L’amour devient ainsi pour ces hommes et ces femmes un moyen privilégié de mise en œuvre de stratégies, pour obtenir une reconnaissance, quand la voie de l’ascension politique est définitivement barrée. A travers les concepts des sociologues Bernard Lahire et Axel Honneth, c’est une vision hégélienne voire sartrienne des rapports humains que Jacques Dubois retrouve chez Stendhal. Par là même à travers une sociologie de Stendhal, et, pourrait-on dire, une sociologie du Stendhal sociologue, on devine l’esquisse d’une véritable contribution à la sociologie du bonapartisme, ou disons une sociologie des lendemains du bonapartisme, des lendemains de conquêtes, quand, post festum, il n’est plus de réalisation sociale que dans l’ivresse amoureuse et dans l’ironie sur les pouvoirs établis. De ce point de vue la littérature stendhalienne ne dit peut-être pas autre chose que l’introduction de Musset à la Confession d’un enfant du siècle, avec toutefois une dose d’humour et de puissance en plus.
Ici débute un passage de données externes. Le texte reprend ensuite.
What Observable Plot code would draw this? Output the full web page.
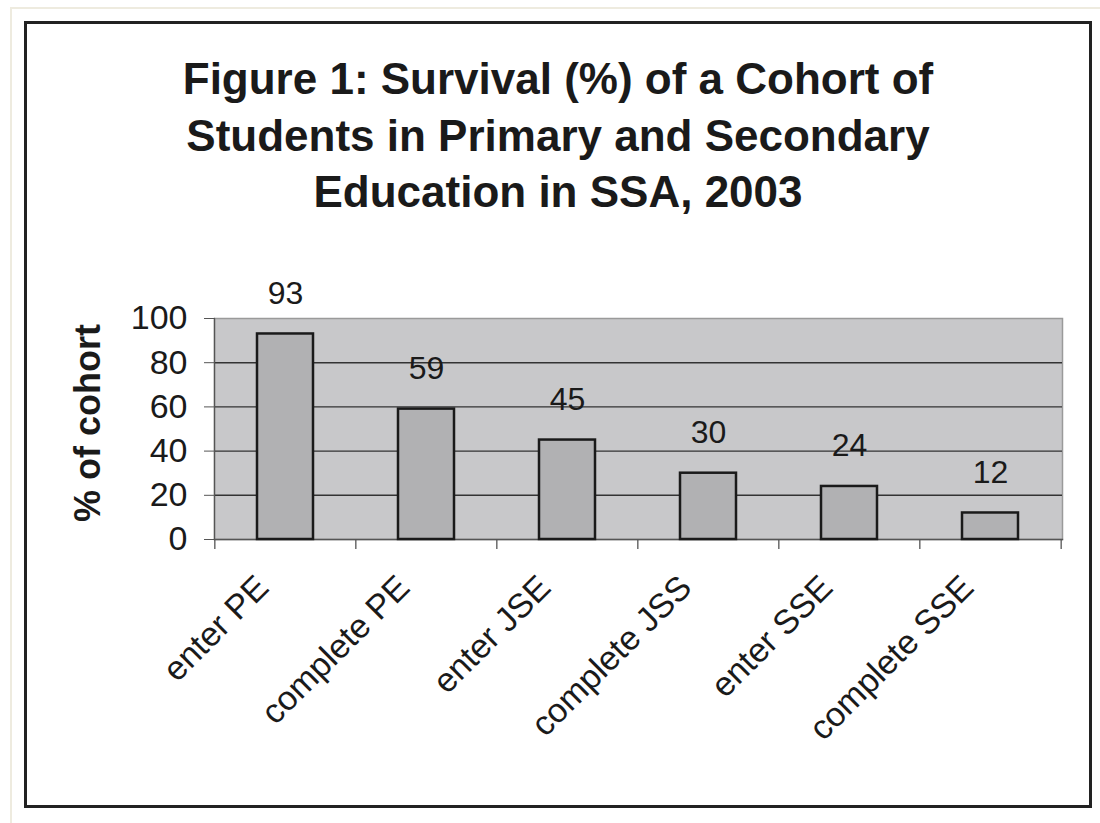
<!DOCTYPE html>
<html><head><meta charset="utf-8">
<script src="https://cdn.jsdelivr.net/npm/d3@7"></script>
<script src="https://cdn.jsdelivr.net/npm/@observablehq/plot@0.6"></script>
<style>
body{margin:0;background:#fff;width:1100px;height:823px;position:relative;overflow:hidden;font-family:"Liberation Sans",Arial,sans-serif;}
#outer{position:absolute;left:10px;top:7px;right:0;bottom:0;border-left:2px solid #eeebdf;border-top:2px solid #eeebdf;}
#box{position:absolute;left:24px;top:21px;width:1062px;height:781px;border:3px solid #222;}
#title{position:absolute;left:24px;width:1068px;top:51px;text-align:center;font-weight:bold;font-size:44px;line-height:56.5px;color:#1a1a1a;}
#chart{position:absolute;left:0;top:240px;}
</style></head>
<body>
<div id="outer"></div>
<div id="box"></div>
<div id="title">Figure 1: Survival (%) of a Cohort of<br>Students in Primary and Secondary<br>Education in SSA, 2003</div>
<div id="chart"></div>
<script>
const categories = ["enter PE","complete PE","enter JSE","complete JSS","enter SSE","complete SSE"];
const values = [93,59,45,30,24,12];
const yTicks = [0,20,40,60,80,100];
const yLabel = "% of cohort";

const data = categories.map((c,i)=>({stage:c, value:values[i]}));
const W=1100,H=560,ml=214,mr=38,mt=78,mb=261;
const step=(W-ml-mr)/categories.length;
const plot = Plot.plot({
  width:W,height:H,marginLeft:ml,marginRight:mr,marginTop:mt,marginBottom:mb,
  style:{fontFamily:"Liberation Sans, Arial, sans-serif", color:"#1a1a1a", background:"transparent", overflow:"visible"},
  x:{domain:categories, paddingInner:0.6, paddingOuter:0.3, axis:null},
  y:{domain:[0,100], axis:null},
  marks:[
    Plot.frame({fill:"#c8c8ca", stroke:"#9a9a9a", strokeWidth:1.5}),
    Plot.gridY(yTicks.filter(t=>t>0&&t<100), {stroke:"#333", strokeOpacity:1, strokeWidth:1.4}),
    Plot.frame({anchor:"left", stroke:"#555", strokeWidth:1.3}),
    Plot.frame({anchor:"bottom", stroke:"#555", strokeWidth:1.3}),
    Plot.axisY({ticks:yTicks, tickSize:10, tickPadding:17, fontSize:34, label:null, stroke:"#555", fill:"#1a1a1a"}),
    Plot.barY(data,{x:"stage",y:"value",fill:"#b1b1b3",stroke:"#1a1a1a",strokeWidth:2.5}),
    Plot.text(data,{x:"stage",y:"value",text:d=>String(d.value),dy:-30,lineAnchor:"bottom",fontSize:32,fill:"#1a1a1a"}),
    Plot.ruleX(categories,{x:d=>d, dx:-step/2, insetTop:H-mt-mb, insetBottom:-10, stroke:"#555", strokeWidth:1.3}),
    Plot.ruleX([categories[categories.length-1]],{x:d=>d, dx:step/2, insetTop:H-mt-mb, insetBottom:-10, stroke:"#555", strokeWidth:1.3}),
    Plot.text(categories,{x:d=>d, frameAnchor:"bottom", rotate:-45, textAnchor:"end", lineAnchor:"top", dx:-32, dy:33, fontSize:34, fill:"#1a1a1a"}),
    Plot.text([yLabel],{frameAnchor:"left", rotate:-90, textAnchor:"middle", dx:-126, dy:-6, fontWeight:"bold", fontSize:36, fill:"#1a1a1a"})
  ]
});
document.getElementById("chart").appendChild(plot);
</script>
</body></html>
Ainsi l’analyse de Dubois qui emprunte à la sociologie un grand nombre de notions nous éclaire non seulement sur la littérature du début du XIX ème siècle en tant que telle, mais montre aussi en quoi celle-ci a pu préparer les esprits à la naissance, à partir d’Auguste Comte, d’une science de l’objectivation des faits sociaux. Cet essai d’une lecture agréable, qui échappe aux pesanteurs de nombreuses thèses académiques, fait redécouvrir le corpus stendhalien sous un angle d’approche nouveau, qui peut aussi servir à la réflexion sur l’époque actuelle.